Human induced emissions influence weather extremes, shows report
Human induced greenhouse gas (GHG) emissions substantially increased the likelihood of devastating floods occurring in England and Wales in autumn 2000, research has found.
Human induced greenhouse gas (GHG) emissions substantially increased the likelihood of devastating floods occurring in England and Wales in autumn 2000, research has found.
The floods damaged nearly 10,000 properties and led to insured losses estimated at £1.3 billion. Research conducted by the University of Oxford and published in the journal Nature this week (17 February), showed a two-in-three chance that the odds of heavy, intense precipitation occurring were increased by human induced GHG, by a factor of two or more.
The water-holding capacity of the atmosphere is expected to increase roughly exponentially with temperature, and that atmospheric water content is increasing in accord with this theoretical expectation. The study, ‘Anthropogenic Greenhouse Gas Contribution to Flood Risk in England and Wales in Autumn 2000’, suggests that human induced global warming may be partly responsible for increases in heavy precipitation.
The study suggests that, although floods in 2000 could have occurred in the absence of human influence on climate, GHG emissions can now be blamed for increasing the odds of floods occurring at that time. The precise magnitude of the difference that is down to human influence is still uncertain.
Dr Pardeep Pall, who initiated the research as a doctoral student at Oxford University’s Department of Physics, said: “This study is the first of its kind to model explicitly how such rising greenhouse gas concentrations increase the odds of a particular type of flood event in the UK, and is the first to use publicly volunteered computer time to do so.”
Using a detailed computer climate model, developed at the Met Office Hadley Centre, researchers simulated the weather in autumn 2000, both as it was, and as it might have been had there been no GHGs since the beginning of the 20th Century.

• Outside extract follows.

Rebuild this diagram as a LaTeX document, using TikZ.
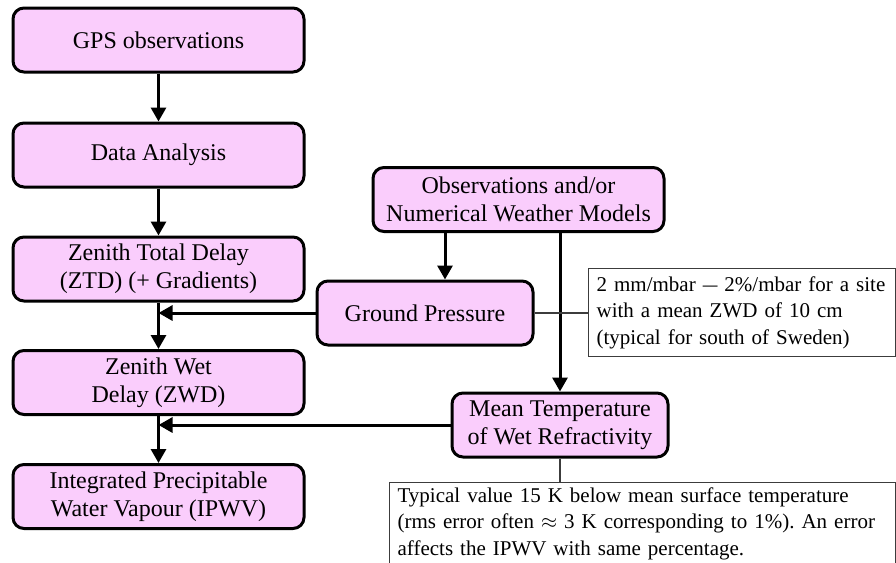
\documentclass[tikz,border=0pt]{standalone}
\usepackage{fontspec}
\usepackage{graphicx}
\setmainfont{Liberation Serif}
\usetikzlibrary{arrows.meta}
\definecolor{boxpink}{RGB}{250,205,252}
\definecolor{notegray}{RGB}{60,60,60}
\begin{document}
\frenchspacing
\begin{tikzpicture}[x=1pt,y=-1pt,
  box/.style={draw=black, line width=3pt, fill=boxpink, rounded corners=11pt, align=center, inner sep=0pt, font=\fontsize{24}{28}\selectfont},
  wide/.style={box, minimum width=291pt, minimum height=64pt},
  narrow/.style={box, minimum width=216pt, minimum height=64pt},
  note/.style={draw=notegray, line width=1.2pt, fill=white, align=left, anchor=north west, font=\fontsize{21}{26.5}\selectfont, inner xsep=8pt},
  arr/.style={line width=3pt, -{Triangle[length=14pt,width=15pt]}},
  noteline/.style={draw=notegray, line width=1.2pt}]
\clip (0,0) rectangle (896,562);
\fill[white] (0,0) rectangle (896,562);
\node[wide] (gps) at (158.5,40) {GPS observations};
\node[wide] (da) at (158.5,155) {Data Analysis};
\node[wide] (ztd) at (158.5,269) {Zenith Total Delay\\(ZTD) (+ Gradients)};
\node[wide] (zwd) at (158.5,382.5) {Zenith Wet\\Delay (ZWD)};
\node[wide] (ipwv) at (158.5,496.5) {Integrated Precipitable\\Water Vapour (IPWV)};
\node[wide] (obs) at (518.5,199.5) {Observations and/or\\Numerical Weather Models};
\node[narrow] (gp) at (425,313) {Ground Pressure};
\node[narrow] (mt) at (560,425) {Mean Temperature\\of Wet Refractivity};
\node[note, minimum width=307pt, minimum height=88pt, text width=291pt] (n1) at (588,268)
  {\mbox{2 mm/mbar \scalebox{0.7}[1]{—} 2\%/mbar for a site}\\with a mean ZWD of 10 cm\\(typical for south of Sweden)};
\node[note, text width=490pt, inner ysep=5pt] (n2) at (389,482)
  {Typical value 15 K below mean surface temperature\\(rms error often $\approx$ 3 K corresponding to 1\%). An error\\affects the IPWV with same percentage.\\[20pt]\mbox{}};
\draw[arr] (gps) -- (da);
\draw[arr] (da) -- (ztd);
\draw[arr] (ztd) -- (zwd);
\draw[arr] (zwd) -- (ipwv);
\draw[arr] (gp.west) -- (gp.west -| ztd.south);
\draw[arr] (mt.west) -- (mt.west -| zwd.south);
\coordinate (gpin) at ([xshift=20pt]gp.north);
\draw[arr] (obs.south -| gpin) -- (gpin);
\draw[arr] (obs.south -| mt.north) -- (mt.north);
\draw[noteline] (gp.east) -- (gp.east -| n1.west);
\draw[noteline] (mt.south) -- (mt.south |- n2.north);
\end{tikzpicture}
\end{document}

The process was repeated thousands of times using a global volunteer network of personal computers participating in the climateprediction.net project. The results were analysed in order to determine the impact of emissions on extreme weather.
In collaboration with Risk Management Solutions (RMS) - developers of risk models for the insurance industry - the team fed the information from these weather simulations into a flood model, and found that GHG emissions very likely increased the chances of floods occurring in autumn 2000 by more than 20 per cent. The study found that the effects may have even doubled the odds of the damaging inundations occurring.
Dr Dag Lohmann of RMS, a co-author on the paper, said: “Studies like this are helpful, since we need to know how risks are changing to provide our clients with accurate models of risk today.”
Dr Richard Harding, of the Centre for Ecology and Hydrology (CEH) Wallingford and the coordinator of the EU WATCH project which co-funded this research, said “climate change is only one of many factors affecting local flood risk, but understanding it is clearly important if we are to plan how to adapt.”
Dr Peter Stott, of the Met Office, also a co-author, said: “This study is the first step toward near real-time attribution of extreme weather, untangling natural variability from man-made climate change.”
Members of the public can still participate in follow-up studies, supported by Microsoft Research, Oxford University’s Smith School for Enterprise and the Environment, the Met Office, and the Natural Environment Research Council. Further research anticipates assessing how anthropogenic emissions might have changed the odds of a whole host of weather-related events – including floods and droughts – in regions across the world.